Noting that the borrowing projections in the 2022-2024 MTEF contradicts the provisions of the Medium Term Debt Strategy (MTDS), which sets a portfolio composition of 70 per cent for domestic debt and 30 per cent external debt, he projected that debt service-to-revenue would be increasing in the medium term while capital expenditure, as a percentage of total federal government spending, would be decreasing in the medium term.

Also commenting on the rising debt of the country, analysts at FBN Quest noted that Nigeria’s external financing burden appears to be manageable.

“Excluding principal repayments, interest and fee payments amounted to $567 million in H1 ’21, implying an annualised average interest rate of 3.4 per cent, compared with 10.7 per cent for domestic loans.

“The low single-digit interest rate reflects the fact that the external debt is skewed in favour of concessional loans from multilateral and bilateral lenders. For instance, based on annual interest and fee payments in H1 ’21, and the average stock of external debt as of end-Dec ’20 and end-Jun 21, we calculate the average borrowing cost from the World Bank Group at 1.3 per cent.

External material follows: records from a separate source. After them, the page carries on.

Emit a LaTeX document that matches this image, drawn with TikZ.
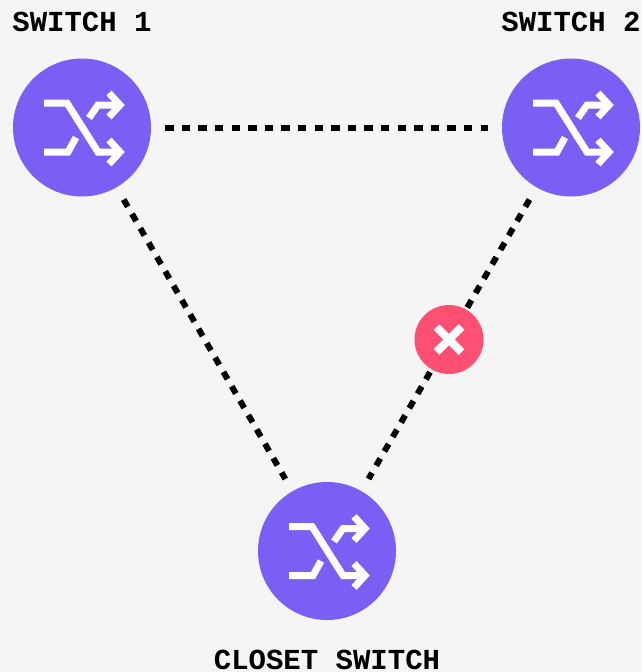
\documentclass[tikz,border=0pt]{standalone}
\usepackage{fontspec}
\setmonofont{Liberation Mono}
\definecolor{pagebg}{HTML}{F5F5F5}
\definecolor{switchviolet}{HTML}{7B5EF4}
\definecolor{failpink}{HTML}{FF5074}
\tikzset{
  shuffleicon/.pic={
    \draw[white, line width=7pt] (-38,-24.5) -- (-15,-24.5) -- (16,24.5) -- (38,24.5);
    \draw[white, line width=7pt] (27,12.5) -- (38,24.5) -- (27,36.5);
    \draw[white, line width=7pt] (-38,24.5) -- (-14,24.5) -- (-6,10);
    \draw[white, line width=7pt] (7,-9.5) -- (16,-22.5) -- (38,-22.5);
    \draw[white, line width=7pt] (27,-34.5) -- (38,-22.5) -- (27,-10.5);
  }
}
\begin{document}
\begin{tikzpicture}[x=1pt, y=-1pt,
    switchnode/.style={circle, fill=switchviolet, minimum size=138pt, inner sep=0pt},
    failnode/.style={circle, fill=failpink, minimum size=69pt, inner sep=0pt},
    labelnode/.style={font=\ttfamily\bfseries\fontsize{29}{29}\selectfont, inner sep=0pt},
    linkline/.style={line width=6pt, dash pattern=on 8.3pt off 8.3pt, shorten <=14pt, shorten >=14pt}
  ]
  \useasboundingbox[fill=pagebg] (0,0) rectangle (641,672);

  \node[switchnode] (SW1) at (82,127.5) {};
  \node[switchnode] (SW2) at (571,127.5) {};
  \node[switchnode] (SW3) at (327,551) {};

  \draw[linkline] (SW1) -- (SW2);
  \draw[linkline] (SW1) -- (SW3);
  \draw[linkline] (SW2) -- (SW3);

  \node[failnode] (FAIL) at (449,339.5) {};
  \draw[white, line width=8pt] (436.5,327) -- (461.5,352);
  \draw[white, line width=8pt] (461.5,327) -- (436.5,352);

  \pic at (SW1) {shuffleicon};
  \pic at (SW2) {shuffleicon};
  \pic at (SW3) {shuffleicon};

  \node[labelnode] (L1) at (82,22) {SWITCH 1};
  \node[labelnode] (L2) at (571,22) {SWITCH 2};
  \node[labelnode] (L3) at (327,660) {CLOSET SWITCH};
\end{tikzpicture}
\end{document}
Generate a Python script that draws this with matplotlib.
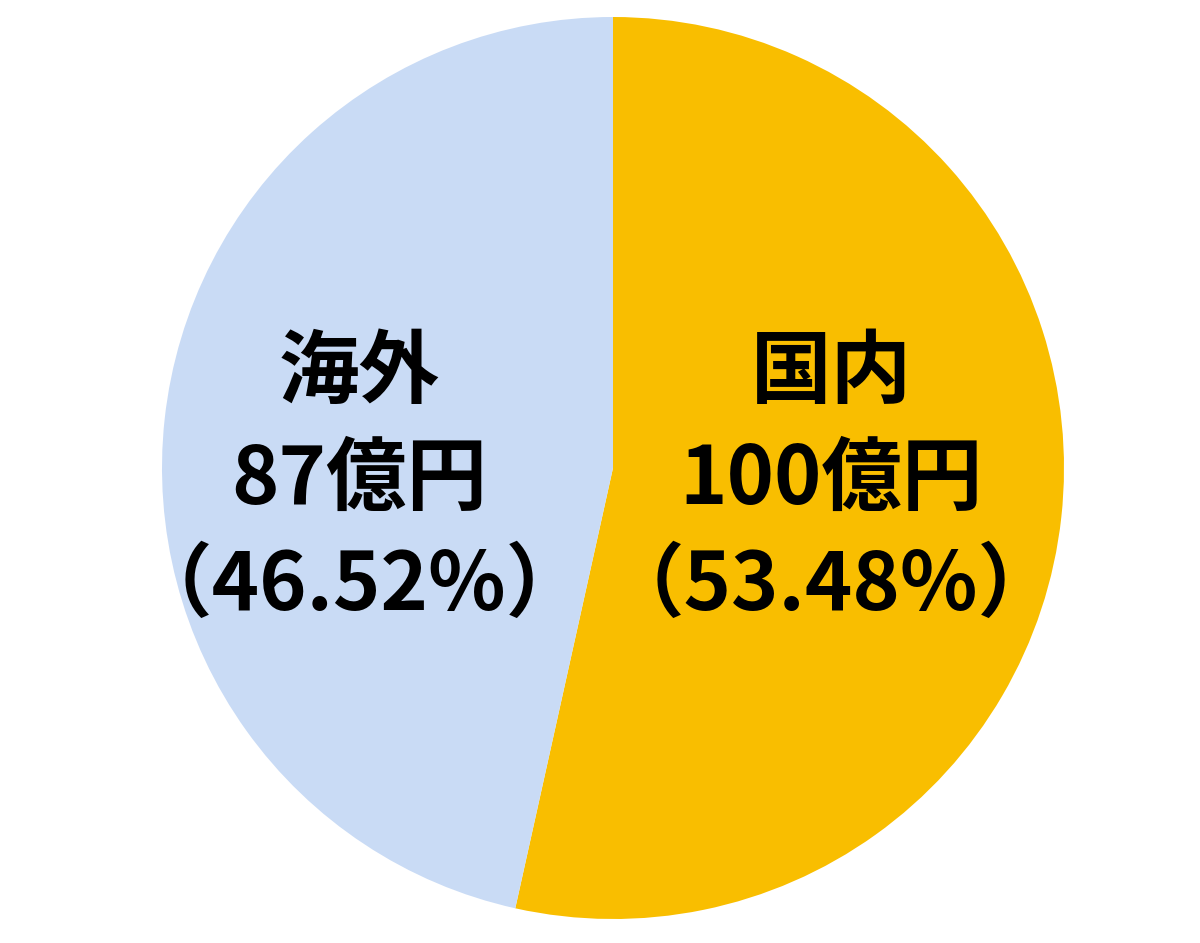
import matplotlib
matplotlib.use("Agg")
import matplotlib.pyplot as plt

# データ
labels = ["国内", "海外"]
values = [100, 87]          # 億円
shares = [53.48, 46.52]     # %
colors = ["#F9BE00", "#C9DBF5"]

plt.rcParams['font.family'] = ['Noto Sans CJK JP', 'DejaVu Sans']

fig = plt.figure(figsize=(12, 9.43), dpi=100)
ax = fig.add_axes([0, 0, 1, 1])

cx, cy, r = 613, 475, 451
ax.pie(values, colors=colors, startangle=90, counterclock=False,
       center=(cx, cy), radius=r, frame=True,
       wedgeprops=dict(linewidth=0))
ax.set_xlim(0, 1200)
ax.set_ylim(0, 943)
ax.set_aspect('equal')
ax.axis('off')

# ラベル位置
pos_x = [831, 359]
for lab, v, s, x in zip(labels, values, shares, pos_x):
    txt = "{}\n{}億円\n（{:.2f}%）".format(lab, v, s)
    ax.text(x, 463, txt, ha='center', va='center', fontsize=58,
            fontweight='bold', linespacing=1.40, color='black')

fig.savefig("out.png", dpi=100)
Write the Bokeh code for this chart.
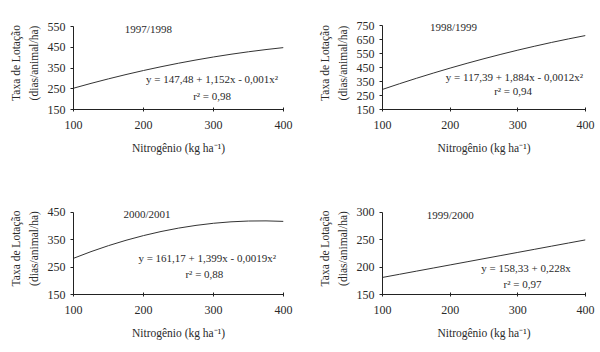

“In comparison, the FGN in September issued $4bn in Eurobonds (7-year $1.25 billion, 12-year $1.5 billion, and 30-year $1.25 billion, yielding 6.125 per cent, 7.375 per cent, and 8.25 per cent respectively). On the back of the Eurobond issue, the annual cost of external debt service is set to rise by $260 million.

“Given the current difficulties with the naira exchange rate, an often-cited criticism against external borrowing is that the naira’s devaluation adds to the debt payment burden.

“While acknowledging the criticism, we also recognise that a well-structured external loan mix skewed toward non-market (concessional) debt may prove to be less onerous than domestic market debt. However, such concessional debt often comes with conditionalities such as the implementation of institutional reforms.”